Security


Italy: Attack on homeless Indian labourer causes alarm




Rome, 2 Feb. (AKI) - A vicious attack by three local youths against a homeless Indian man in a small coastal town outside Rome has shocked the Indian community, charities and politicians in Italy.

Unemployed Indian labourer Navtej Singh Sidhu is in a critical condition in a Rome hospital with burns to 40 percent of his body after the youths doused him with petrol and paint and set him alight as he slept rough on a bench in Nettuno, south of Rome. The youths kicked, punched and insulted him before they set the 35-year-old on fire.

"It's a dangerous time for immigrants to be living in Italy, especially if you have a dark skin," one immigrant who has been resident in Italy for 10 years told Adnkronos International on condition of anonymity.

Staff from an association representing Indian workers and the Indian Embassy in Rome visited Sidhu in hospital on Monday.

After losing his job as a labourer, Sidhu reportedly had been unable to afford accommodation and had been sleeping on a bench at Nettuno railway station for several nights, reports said.

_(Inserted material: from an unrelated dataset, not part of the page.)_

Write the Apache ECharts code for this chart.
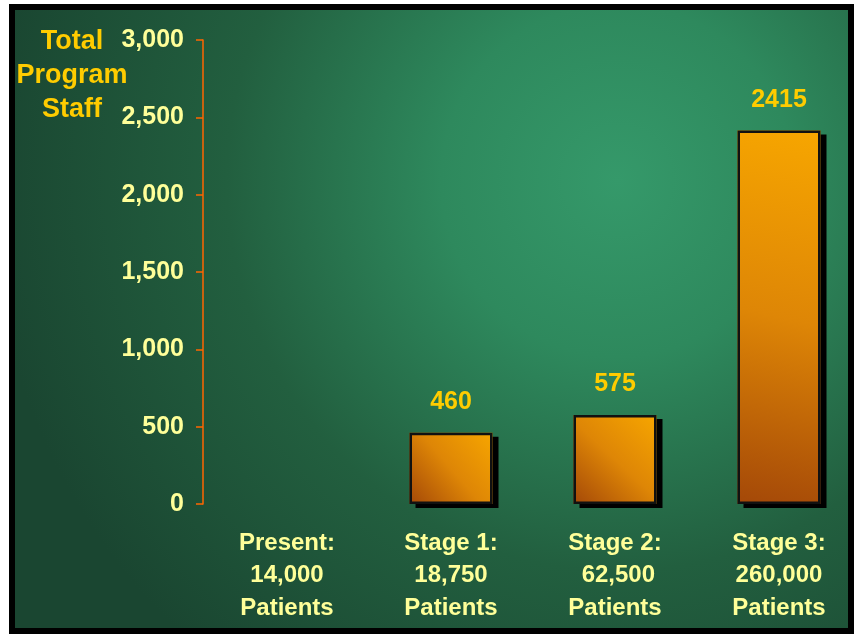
<!DOCTYPE html>
<html>
<head>
<meta charset="utf-8">
<script src="https://cdn.jsdelivr.net/npm/echarts@6/dist/echarts.min.js"></script>
<style>
  html, body { margin: 0; padding: 0; background: #ffffff; }
  #chart { width: 856px; height: 637px; }
</style>
</head>
<body>
<div id="chart"></div>
<script>
// Program staffing by stage (patient counts shown under each stage)
const categories = ['Present:\n14,000\nPatients', 'Stage 1:\n18,750\nPatients', 'Stage 2:\n 62,500\nPatients', 'Stage 3:\n260,000\nPatients'];
const staff = [null, 460, 575, 2415];
const yTicks = [0, 500, 1000, 1500, 2000, 2500, 3000];

const FONT = '"Liberation Sans", Arial, sans-serif';
const chart = echarts.init(document.getElementById('chart'), null, { renderer: 'canvas' });

const barFill = {
  type: 'linear', x: 1, y: 0, x2: 0, y2: 1,
  colorStops: [
    { offset: 0, color: '#F7A600' },
    { offset: 0.5, color: '#DE8606' },
    { offset: 1, color: '#A44808' }
  ]
};

chart.setOption({
  animation: false,
  backgroundColor: '#ffffff',
  graphic: [{
    type: 'rect',
    z: -10,
    silent: true,
    shape: { x: 12, y: 7, width: 839, height: 624 },
    style: {
      fill: {
        type: 'radial', x: 0.72, y: 0.28, r: 1.0,
        colorStops: [
          { offset: 0, color: '#35996a' },
          { offset: 0.28, color: '#2e895d' },
          { offset: 0.62, color: '#225f3f' },
          { offset: 1, color: '#1a4631' }
        ]
      },
      stroke: '#000000',
      lineWidth: 6
    }
  }],
  title: {
    text: 'Total\nProgram\nStaff',
    left: 67,
    top: 20,
    textAlign: 'center',
    textStyle: {
      color: '#FFCC00', fontFamily: FONT, fontWeight: 'bold',
      fontSize: 27, lineHeight: 34
    }
  },
  grid: {
    left: 205, width: 656, top: 40, height: 464,
    containLabel: false, outerBoundsMode: 'none'
  },
  xAxis: {
    type: 'category',
    data: categories,
    axisLine: { show: false },
    axisTick: { show: false },
    axisLabel: {
      interval: 0,
      margin: 23,
      color: '#FFFF99', fontFamily: FONT, fontWeight: 'bold',
      fontSize: 24, lineHeight: 32.5
    }
  },
  yAxis: {
    type: 'value',
    min: 0, max: 3000, interval: 500,
    offset: 2,
    splitLine: { show: false },
    axisLine: { show: true, lineStyle: { color: '#FF6600', width: 1.5 } },
    axisTick: { show: true, length: 7, lineStyle: { color: '#FF6600', width: 1.5 } },
    axisLabel: {
      margin: 19,
      color: '#FFFF99', fontFamily: FONT, fontWeight: 'bold', fontSize: 25,
      formatter: v => yTicks.includes(v) ? v.toLocaleString('en-US') : ''
    }
  },
  series: [{
    // filled bars with a hard drop shadow
    type: 'bar',
    data: staff,
    barWidth: 83,
    z: 2,
    itemStyle: {
      color: barFill,
      shadowColor: '#000000',
      shadowBlur: 0,
      shadowOffsetX: 6,
      shadowOffsetY: 4
    },
    label: {
      show: true,
      position: 'top',
      distance: 18,
      color: '#FFCC00', fontFamily: FONT, fontWeight: 'bold', fontSize: 25,
      formatter: p => p.value == null ? '' : String(p.value)
    }
  }, {
    // dark outline drawn over the same bars
    type: 'bar',
    data: staff,
    barWidth: 83,
    barGap: '-100%',
    z: 3,
    silent: true,
    itemStyle: {
      color: 'rgba(0,0,0,0)',
      borderColor: '#111111',
      borderWidth: 2.5
    }
  }]
});
</script>
</body>
</html>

The head of Catholic charity Caritas' immigration office, Olivero Forte, told AKI the attack against Sidhu was "despicable". He said he feared the current economic and social climate would provoke more incidents against immigrants.

"Intolerence is growing towards the weakest in society, including homeless people, and immigrants often fall into this category," Forte stated.

He said that Caritas, the United Nations refugee agency and national non-governmental organisations such as ARCI are planning a major anti-racism campaign in the next few months to change attitudes towards immigrants in Italy.

"There are four million legal immigrants here. Indians have never created any problems," said Forte.

Rome's mayor Gianni Alemanno and many other Italian politicians expressed revulsion at the attack and vowed to take action to protect vulnerable people like Sidhu, who is originally from the northwestern state of Punjab.

"We will help him in every way and defend honest people," said Alemanno. " I await the results of the investigation, but would not exclude this from being a fresh incident of bullying by young people," said Alemanno.

Italy's centre-left opposition leader Walter Veltroni did not hesitate to define the attack as racist.

"Episodes of criminal intolerance such as this are the result of xenophobic propaganda and a climate of hatred and fear that has been created," he said.

Veltroni was referring to the hardline immigration policies of the current centre-right government and a series of attacks against immigrants in recent years.

Sidhu was barely able to give his name to ambulance workers before passing out in agony from severe burns to his legs, face and neck after the attack early on Sunday.

He will require plastic surgery and unless there are complications, will have to undergo several operations, according to doctors.

It is not known who called the ambulance. Investigators believe it could have been one of the three young men arrested on suspicion of attempted murder over the attack.

Italian media reports named the three as C.G., aged 20, F.S., aged 17, and B.F., aged 30. Following hours of interrogation by police, the youths confessed to attacking Sidhu after a night spent drinking heavily and taking drugs.

The youths are "from good families" and do not have previous criminal records. police said.

They claimed they didn't attack Sidhu because he was an immigrant but said they had sought out "a bum" to whom the could "teach a lesson" and "experience poweful emotions."

"We were looking for a down-and-out person, someone sleeping rough. Not necessarily a Romanian or a black person, just someone we could teach a lesson to," the youths were quoted as saying by La Stampa newspaper.

Clashes broke out on Sunday between members of the 15,000 strong local immigrant community who held a protest in Nettuno over the attack on Sidhu and a local far-right group who heckled the protesters, reportedly shouting: "Burn them all!"

January saw vigilante-style attacks against immigrants in Italy following several rapes allegedly perpetrated by immigrants. Last November, four youths beat up and set alight a homeless Italian man sleeping on a park bench in the northern city of Padova.

A 63-year-old Ghanaian immigrant sitting on a park bench in Milan was severely beaten last year by baseball-bat wielding thugs shouting: "Dirty nigger, you all have to get out of Italy!"

Earlier vigilante-style attacks have occurred in southern Italy, for example when a naval captain's wife was allegedly raped and murdered in Rome by a Romanian drifter in 2007. Raids were carried out on encampments across Italy and dozens of Romanians judged to be a threat to public security were deported after the incident.